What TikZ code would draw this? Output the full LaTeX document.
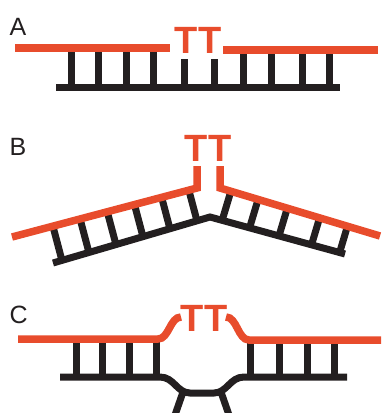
\documentclass[tikz,border=0pt]{standalone}
\usepackage{fontspec}
\setmainfont{Liberation Sans}
\usetikzlibrary{calc}

\definecolor{dnared}{RGB}{232,76,44}
\definecolor{dnablack}{RGB}{35,31,32}

\begin{document}
\begin{tikzpicture}[x=1pt, y=-1pt]
      \tikzstyle{STY1} = [anchor=base west, inner sep=0pt, font=\fontsize{25}{25}\selectfont, text=dnablack]
      \tikzstyle{STY2} = [anchor=base, inner sep=0pt, font=\fontsize{38}{38}\selectfont\bfseries, text=dnared]
      \tikzstyle{STY3} = [draw=dnared, line width=7.5pt]
      \tikzstyle{STY4} = [draw=dnablack, line width=7pt]

      \useasboundingbox (0,0) rectangle (381,413);

      %%%%% A : straight duplex

      \node[STY1](labA) at (9.5, 35) {A};
      \node[STY2](ttA) at (198, 53) {TT};

      \foreach \x in {71, 98, 126, 153, 243, 271, 302, 329}
        \draw[STY4] (\x, 48) -- (\x, 87);
      \foreach \x in {184, 214}
        \draw[STY4] (\x, 59) -- (\x, 87);

      \draw[STY4] (56, 87) -- (340, 87);
      \draw[STY3] (15, 48) -- (170, 48);
      \draw[STY3] (223, 50) -- (378, 50);

      %%%%% B : kinked duplex

      \node[STY1](labB) at (9.5, 155) {B};
      \node[STY2](ttB) at (208, 161) {TT};

      \coordinate (bRL) at (12, 237);
      \coordinate (bRA) at (197, 188);
      \coordinate (bRB) at (220, 188);
      \coordinate (bRR) at (380, 236);
      \coordinate (bKL) at (53, 263);
      \coordinate (bK) at (210, 217);
      \coordinate (bKR) at (345, 254);

      \foreach \t in {0.057, 0.229, 0.401, 0.573, 0.745, 0.917} {
        \coordinate (p) at ($(bKL)!\t!(bK)$);
        \draw[STY4] (p) -- ($(bRL)!(p)!(bRA)$);
      }
      \foreach \t in {0.09, 0.293, 0.511, 0.752, 0.96} {
        \coordinate (p) at ($(bK)!\t!(bKR)$);
        \draw[STY4] (p) -- ($(bRB)!(p)!(bRR)$);
      }

      \draw[STY4] (bKL) -- (bK) -- (bKR);
      \draw[STY3] (bRL) -- (bRA) -- (197, 166);
      \draw[STY3] (220, 166) -- (bRB) -- (bRR);

      %%%%% C : bubble

      \node[STY1](labC) at (9.5, 323) {C};
      \node[STY2](ttC) at (204, 331) {TT};

      \foreach \x in {76, 102, 129, 156}
        \draw[STY4] (\x, 339) -- (\x, 377);
      \foreach \x in {250, 279, 307, 334}
        \draw[STY4] (\x, 340) -- (\x, 377);

      \draw[STY4] (60, 377) -- (160, 377) .. controls (174, 377) and (177, 393) .. (190, 393)
        -- (214, 393) .. controls (227, 393) and (230, 377) .. (244, 377) -- (347, 377);
      \draw[STY4] (183, 392) -- (175, 415);
      \draw[STY4] (221, 392) -- (229, 415);

      \draw[STY3] (18, 339) -- (158, 339) .. controls (169, 339) and (170, 317) .. (181, 317);
      \draw[STY3] (226, 317) .. controls (237, 317) and (238, 340) .. (249, 340) -- (381, 340);
\end{tikzpicture}
\end{document}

----

Quote each line of the listing exactly, but leave the pictures out.

- [Output of the task]:
What TikZ code would draw this? Output the full LaTeX document.
\documentclass[tikz,border=0pt]{standalone}
\usepackage{fontspec}
\setmainfont{Liberation Sans}
\usetikzlibrary{calc}

\definecolor{dnared}{RGB}{232,76,44}
\definecolor{dnablack}{RGB}{35,31,32}

\begin{document}
\begin{tikzpicture}[x=1pt, y=-1pt]
      \tikzstyle{STY1} = [anchor=base west, inner sep=0pt, font=\fontsize{25}{25}\selectfont, text=dnablack]
      \tikzstyle{STY2} = [anchor=base, inner sep=0pt, font=\fontsize{38}{38}\selectfont\bfseries, text=dnared]
      \tikzstyle{STY3} = [draw=dnared, line width=7.5pt]
      \tikzstyle{STY4} = [draw=dnablack, line width=7pt]

      \useasboundingbox (0,0) rectangle (381,413);

      %%%%% A : straight duplex

      \node[STY1](labA) at (9.5, 35) {A};
      \node[STY2](ttA) at (198, 53) {TT};

      \foreach \x in {71, 98, 126, 153, 243, 271, 302, 329}
        \draw[STY4] (\x, 48) -- (\x, 87);
      \foreach \x in {184, 214}
        \draw[STY4] (\x, 59) -- (\x, 87);

      \draw[STY4] (56, 87) -- (340, 87);
      \draw[STY3] (15, 48) -- (170, 48);
      \draw[STY3] (223, 50) -- (378, 50);

      %%%%% B : kinked duplex

      \node[STY1](labB) at (9.5, 155) {B};
      \node[STY2](ttB) at (208, 161) {TT};

      \coordinate (bRL) at (12, 237);
      \coordinate (bRA) at (197, 188);
      \coordinate (bRB) at (220, 188);
      \coordinate (bRR) at (380, 236);
      \coordinate (bKL) at (53, 263);
      \coordinate (bK) at (210, 217);
      \coordinate (bKR) at (345, 254);

      \foreach \t in {0.057, 0.229, 0.401, 0.573, 0.745, 0.917} {
        \coordinate (p) at ($(bKL)!\t!(bK)$);
        \draw[STY4] (p) -- ($(bRL)!(p)!(bRA)$);
      }
      \foreach \t in {0.09, 0.293, 0.511, 0.752, 0.96} {
        \coordinate (p) at ($(bK)!\t!(bKR)$);
        \draw[STY4] (p) -- ($(bRB)!(p)!(bRR)$);
      }

      \draw[STY4] (bKL) -- (bK) -- (bKR);
      \draw[STY3] (bRL) -- (bRA) -- (197, 166);
      \draw[STY3] (220, 166) -- (bRB) -- (bRR);

      %%%%% C : bubble

      \node[STY1](labC) at (9.5, 323) {C};
      \node[STY2](ttC) at (204, 331) {TT};

      \foreach \x in {76, 102, 129, 156}
        \draw[STY4] (\x, 339) -- (\x, 377);
      \foreach \x in {250, 279, 307, 334}
        \draw[STY4] (\x, 340) -- (\x, 377);

      \draw[STY4] (60, 377) -- (160, 377) .. controls (174, 377) and (177, 393) .. (190, 393)
        -- (214, 393) .. controls (227, 393) and (230, 377) .. (244, 377) -- (347, 377);
      \draw[STY4] (183, 392) -- (175, 415);
      \draw[STY4] (221, 392) -- (229, 415);

      \draw[STY3] (18, 339) -- (158, 339) .. controls (169, 339) and (170, 317) .. (181, 317);
      \draw[STY3] (226, 317) .. controls (237, 317) and (238, 340) .. (249, 340) -- (381, 340);
\end{tikzpicture}
\end{document}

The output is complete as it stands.